City Valuers managing director P.B. Nehru says pricing and location are key determinants, particularly for the affordable segment.
A RM300,000 to RM400,000 launch in Rawang, Semenyih, Ijok, Sepang may have difficulty getting 100% sales. In all probability, it may have an unsold rate, or overhang, of between 20% and 30%.
“But this will not be the case if the same project, at the same price range, were to be launched in Kepong, Cheras, Klang, Batu Caves or Taman Melawati. In these locations, the project will be fully sold,” he says.
“It is not just the price range (even if the price appears to lie within the acceptable ‘affordable’ range definition) but project’s exact location.
“The term ‘affordable’ is relative and there is a need for greater consideration when it comes to location. So any data on overhang, on an overall country or state basis requires further studies into exactly where the projects are located,” Nehru says.

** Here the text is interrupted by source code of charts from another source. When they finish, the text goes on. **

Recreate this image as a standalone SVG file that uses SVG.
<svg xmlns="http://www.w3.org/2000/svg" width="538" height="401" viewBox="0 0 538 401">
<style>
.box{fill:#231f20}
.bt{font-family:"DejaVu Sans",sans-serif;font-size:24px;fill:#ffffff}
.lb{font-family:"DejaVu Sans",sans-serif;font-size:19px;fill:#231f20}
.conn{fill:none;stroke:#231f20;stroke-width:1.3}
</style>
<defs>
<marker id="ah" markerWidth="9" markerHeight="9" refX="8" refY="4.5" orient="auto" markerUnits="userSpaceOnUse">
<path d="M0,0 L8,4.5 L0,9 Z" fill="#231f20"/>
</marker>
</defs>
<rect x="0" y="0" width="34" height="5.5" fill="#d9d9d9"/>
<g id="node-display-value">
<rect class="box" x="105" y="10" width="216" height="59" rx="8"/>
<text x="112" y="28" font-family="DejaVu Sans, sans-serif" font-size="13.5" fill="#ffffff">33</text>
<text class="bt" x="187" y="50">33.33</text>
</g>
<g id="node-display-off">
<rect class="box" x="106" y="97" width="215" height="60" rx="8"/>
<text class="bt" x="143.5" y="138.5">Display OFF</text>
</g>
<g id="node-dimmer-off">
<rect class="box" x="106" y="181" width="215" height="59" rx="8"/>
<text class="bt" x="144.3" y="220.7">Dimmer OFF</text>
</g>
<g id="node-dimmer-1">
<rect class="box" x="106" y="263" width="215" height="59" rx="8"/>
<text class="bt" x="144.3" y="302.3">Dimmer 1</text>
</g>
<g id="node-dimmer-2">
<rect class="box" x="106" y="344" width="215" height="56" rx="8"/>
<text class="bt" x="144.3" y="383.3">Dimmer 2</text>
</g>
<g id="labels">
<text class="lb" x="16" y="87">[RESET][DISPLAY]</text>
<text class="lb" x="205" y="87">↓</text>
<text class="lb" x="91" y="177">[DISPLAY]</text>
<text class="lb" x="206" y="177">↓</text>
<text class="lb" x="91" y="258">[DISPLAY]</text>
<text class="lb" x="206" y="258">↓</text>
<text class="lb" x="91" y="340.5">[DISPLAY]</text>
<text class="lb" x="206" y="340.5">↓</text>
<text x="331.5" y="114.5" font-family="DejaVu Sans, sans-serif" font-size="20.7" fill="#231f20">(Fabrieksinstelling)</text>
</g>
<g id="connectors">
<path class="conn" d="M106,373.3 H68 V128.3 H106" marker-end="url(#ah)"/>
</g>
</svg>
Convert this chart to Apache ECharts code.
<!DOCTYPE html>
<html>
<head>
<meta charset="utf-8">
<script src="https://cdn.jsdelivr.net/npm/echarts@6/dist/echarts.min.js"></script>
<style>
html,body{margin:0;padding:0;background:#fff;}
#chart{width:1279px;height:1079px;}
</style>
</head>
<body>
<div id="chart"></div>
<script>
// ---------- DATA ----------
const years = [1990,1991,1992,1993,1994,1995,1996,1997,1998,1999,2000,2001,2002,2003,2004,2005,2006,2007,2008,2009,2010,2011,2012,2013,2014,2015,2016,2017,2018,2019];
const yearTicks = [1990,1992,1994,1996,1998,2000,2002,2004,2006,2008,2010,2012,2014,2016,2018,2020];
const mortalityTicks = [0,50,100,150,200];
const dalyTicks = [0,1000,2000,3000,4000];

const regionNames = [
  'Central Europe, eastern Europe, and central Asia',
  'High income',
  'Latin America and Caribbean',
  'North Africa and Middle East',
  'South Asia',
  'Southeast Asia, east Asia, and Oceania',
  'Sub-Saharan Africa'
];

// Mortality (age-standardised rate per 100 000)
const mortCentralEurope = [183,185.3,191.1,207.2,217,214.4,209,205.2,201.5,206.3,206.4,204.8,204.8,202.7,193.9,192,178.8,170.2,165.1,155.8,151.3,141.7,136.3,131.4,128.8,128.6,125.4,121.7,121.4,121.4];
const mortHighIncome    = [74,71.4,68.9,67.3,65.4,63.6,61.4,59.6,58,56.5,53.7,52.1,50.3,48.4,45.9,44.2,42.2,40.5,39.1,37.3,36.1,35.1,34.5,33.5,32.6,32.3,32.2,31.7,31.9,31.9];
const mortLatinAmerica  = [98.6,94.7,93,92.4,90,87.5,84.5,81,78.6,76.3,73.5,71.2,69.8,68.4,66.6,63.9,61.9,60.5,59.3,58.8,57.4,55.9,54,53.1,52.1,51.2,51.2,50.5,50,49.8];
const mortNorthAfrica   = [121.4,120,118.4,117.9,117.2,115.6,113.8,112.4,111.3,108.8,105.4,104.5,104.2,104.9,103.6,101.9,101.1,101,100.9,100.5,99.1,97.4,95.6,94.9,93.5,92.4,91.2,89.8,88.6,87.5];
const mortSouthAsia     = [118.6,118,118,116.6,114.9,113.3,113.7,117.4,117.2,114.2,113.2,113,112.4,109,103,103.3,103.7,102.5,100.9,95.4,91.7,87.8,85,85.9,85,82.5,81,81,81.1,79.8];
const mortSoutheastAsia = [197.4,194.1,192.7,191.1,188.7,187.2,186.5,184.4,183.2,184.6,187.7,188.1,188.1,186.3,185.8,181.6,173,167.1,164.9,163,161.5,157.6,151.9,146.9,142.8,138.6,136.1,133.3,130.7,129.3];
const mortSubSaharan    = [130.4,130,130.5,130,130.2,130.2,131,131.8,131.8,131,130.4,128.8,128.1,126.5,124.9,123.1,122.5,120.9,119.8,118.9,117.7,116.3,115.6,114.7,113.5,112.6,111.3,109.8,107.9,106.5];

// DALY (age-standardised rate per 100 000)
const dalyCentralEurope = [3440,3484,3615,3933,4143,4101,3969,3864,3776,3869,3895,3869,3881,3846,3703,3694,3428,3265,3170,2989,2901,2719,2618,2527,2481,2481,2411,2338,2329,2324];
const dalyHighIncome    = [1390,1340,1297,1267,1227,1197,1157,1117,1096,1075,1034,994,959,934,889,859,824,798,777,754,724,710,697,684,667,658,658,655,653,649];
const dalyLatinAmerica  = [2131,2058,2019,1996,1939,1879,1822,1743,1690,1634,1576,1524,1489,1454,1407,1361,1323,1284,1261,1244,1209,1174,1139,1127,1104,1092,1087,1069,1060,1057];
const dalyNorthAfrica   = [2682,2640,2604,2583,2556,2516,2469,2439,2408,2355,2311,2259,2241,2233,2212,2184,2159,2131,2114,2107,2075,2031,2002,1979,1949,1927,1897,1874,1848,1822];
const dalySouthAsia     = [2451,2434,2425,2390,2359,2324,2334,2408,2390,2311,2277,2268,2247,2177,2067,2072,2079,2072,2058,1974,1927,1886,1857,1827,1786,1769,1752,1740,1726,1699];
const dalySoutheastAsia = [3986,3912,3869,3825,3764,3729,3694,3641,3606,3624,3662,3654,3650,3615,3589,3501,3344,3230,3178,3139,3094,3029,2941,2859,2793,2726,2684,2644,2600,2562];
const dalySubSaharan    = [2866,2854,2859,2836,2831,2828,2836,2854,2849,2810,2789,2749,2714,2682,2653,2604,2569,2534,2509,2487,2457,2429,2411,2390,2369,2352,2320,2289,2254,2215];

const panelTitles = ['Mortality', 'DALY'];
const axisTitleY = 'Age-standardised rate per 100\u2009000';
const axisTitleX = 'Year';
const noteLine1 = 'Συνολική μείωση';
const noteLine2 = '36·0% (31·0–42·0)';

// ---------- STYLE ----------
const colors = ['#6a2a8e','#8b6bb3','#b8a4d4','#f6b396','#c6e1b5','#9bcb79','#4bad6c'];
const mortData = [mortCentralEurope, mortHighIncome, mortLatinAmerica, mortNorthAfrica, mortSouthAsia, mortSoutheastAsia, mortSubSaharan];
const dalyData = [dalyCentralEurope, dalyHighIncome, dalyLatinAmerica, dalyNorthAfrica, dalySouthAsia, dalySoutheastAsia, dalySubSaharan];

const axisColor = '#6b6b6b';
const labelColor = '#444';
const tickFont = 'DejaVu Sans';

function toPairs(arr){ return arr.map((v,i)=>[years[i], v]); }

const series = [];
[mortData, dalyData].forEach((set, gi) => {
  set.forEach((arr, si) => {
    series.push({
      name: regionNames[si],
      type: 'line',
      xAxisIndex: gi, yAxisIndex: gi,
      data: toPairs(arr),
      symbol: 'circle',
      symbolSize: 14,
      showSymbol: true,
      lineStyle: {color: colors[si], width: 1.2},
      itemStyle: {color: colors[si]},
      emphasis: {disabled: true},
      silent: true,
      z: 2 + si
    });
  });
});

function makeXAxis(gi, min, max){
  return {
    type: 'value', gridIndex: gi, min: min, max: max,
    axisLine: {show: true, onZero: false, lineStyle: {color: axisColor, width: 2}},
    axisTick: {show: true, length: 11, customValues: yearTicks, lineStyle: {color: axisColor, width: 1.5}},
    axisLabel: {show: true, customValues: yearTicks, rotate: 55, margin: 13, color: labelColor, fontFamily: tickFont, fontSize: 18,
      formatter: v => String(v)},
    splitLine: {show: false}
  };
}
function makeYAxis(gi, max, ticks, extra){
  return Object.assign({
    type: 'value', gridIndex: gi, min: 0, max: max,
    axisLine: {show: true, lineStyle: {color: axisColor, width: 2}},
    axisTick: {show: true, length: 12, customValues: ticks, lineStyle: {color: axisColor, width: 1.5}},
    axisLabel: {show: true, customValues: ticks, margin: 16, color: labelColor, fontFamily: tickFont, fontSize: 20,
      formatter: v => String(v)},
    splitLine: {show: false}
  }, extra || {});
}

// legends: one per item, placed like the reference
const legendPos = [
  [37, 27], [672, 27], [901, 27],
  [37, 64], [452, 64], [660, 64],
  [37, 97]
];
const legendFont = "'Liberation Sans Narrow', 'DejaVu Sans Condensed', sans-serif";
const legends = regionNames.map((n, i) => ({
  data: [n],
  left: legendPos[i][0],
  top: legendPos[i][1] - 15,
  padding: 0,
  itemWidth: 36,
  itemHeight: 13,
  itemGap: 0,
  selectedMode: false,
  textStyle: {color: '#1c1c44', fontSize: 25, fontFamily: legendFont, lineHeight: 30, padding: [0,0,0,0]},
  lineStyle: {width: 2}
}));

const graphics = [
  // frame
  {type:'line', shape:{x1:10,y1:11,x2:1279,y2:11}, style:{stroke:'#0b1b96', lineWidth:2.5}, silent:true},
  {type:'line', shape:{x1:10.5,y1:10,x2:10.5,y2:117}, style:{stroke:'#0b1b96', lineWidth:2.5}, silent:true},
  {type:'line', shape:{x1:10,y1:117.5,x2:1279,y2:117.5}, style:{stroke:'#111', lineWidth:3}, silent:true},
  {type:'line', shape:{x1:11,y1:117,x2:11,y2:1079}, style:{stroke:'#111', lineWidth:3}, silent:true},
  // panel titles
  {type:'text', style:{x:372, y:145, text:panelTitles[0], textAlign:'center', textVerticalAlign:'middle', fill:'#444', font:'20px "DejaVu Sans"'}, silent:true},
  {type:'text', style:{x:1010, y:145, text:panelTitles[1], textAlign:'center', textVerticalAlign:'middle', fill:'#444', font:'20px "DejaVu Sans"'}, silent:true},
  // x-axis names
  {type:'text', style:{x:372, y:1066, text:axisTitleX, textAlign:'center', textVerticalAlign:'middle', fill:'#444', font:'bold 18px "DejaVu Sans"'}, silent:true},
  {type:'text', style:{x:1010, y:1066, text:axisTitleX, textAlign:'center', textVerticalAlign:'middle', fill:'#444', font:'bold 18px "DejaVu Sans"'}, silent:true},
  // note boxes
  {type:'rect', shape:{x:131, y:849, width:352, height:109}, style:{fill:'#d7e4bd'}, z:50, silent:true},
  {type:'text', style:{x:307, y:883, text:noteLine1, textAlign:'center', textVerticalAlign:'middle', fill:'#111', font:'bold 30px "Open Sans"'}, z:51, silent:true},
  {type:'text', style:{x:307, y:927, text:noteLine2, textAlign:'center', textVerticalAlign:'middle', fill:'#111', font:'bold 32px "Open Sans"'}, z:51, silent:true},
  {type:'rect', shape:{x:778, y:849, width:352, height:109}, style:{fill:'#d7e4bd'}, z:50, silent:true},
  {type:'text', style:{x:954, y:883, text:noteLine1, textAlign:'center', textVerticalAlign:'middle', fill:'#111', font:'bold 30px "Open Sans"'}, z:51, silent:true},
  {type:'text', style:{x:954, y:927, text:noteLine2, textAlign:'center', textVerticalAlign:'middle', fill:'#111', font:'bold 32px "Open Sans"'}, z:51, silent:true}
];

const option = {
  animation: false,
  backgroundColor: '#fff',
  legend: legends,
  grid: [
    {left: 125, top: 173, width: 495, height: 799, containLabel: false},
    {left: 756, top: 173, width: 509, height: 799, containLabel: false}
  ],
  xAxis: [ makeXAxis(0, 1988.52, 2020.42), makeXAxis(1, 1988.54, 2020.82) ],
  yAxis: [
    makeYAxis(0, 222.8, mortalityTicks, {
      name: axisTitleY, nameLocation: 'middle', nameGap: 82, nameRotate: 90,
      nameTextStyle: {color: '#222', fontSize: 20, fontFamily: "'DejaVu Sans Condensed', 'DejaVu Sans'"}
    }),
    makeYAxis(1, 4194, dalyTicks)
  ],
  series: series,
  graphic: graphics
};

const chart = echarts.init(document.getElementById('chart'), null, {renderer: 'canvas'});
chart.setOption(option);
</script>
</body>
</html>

“Why should someone pay RM300,000-RM400,000 for an ‘affordable’ home in Semenyih if the same is available in Cheras or Puchong at the same price?”
This principle of relativity in terms of location/price applies to different price range, irrespective of whether it is Selangor, Johor, Kedah or Perak.
As countries around the world consider the challenges of making housing affordable, the World Bank representative Abhas K. Jha leaves behind a key message: “There is a crisis in social housing caused by avoidable mistakes being repeated again and again.
“Good policy requires well targeted public resources, a deep well functioning private sector and sound regulations.”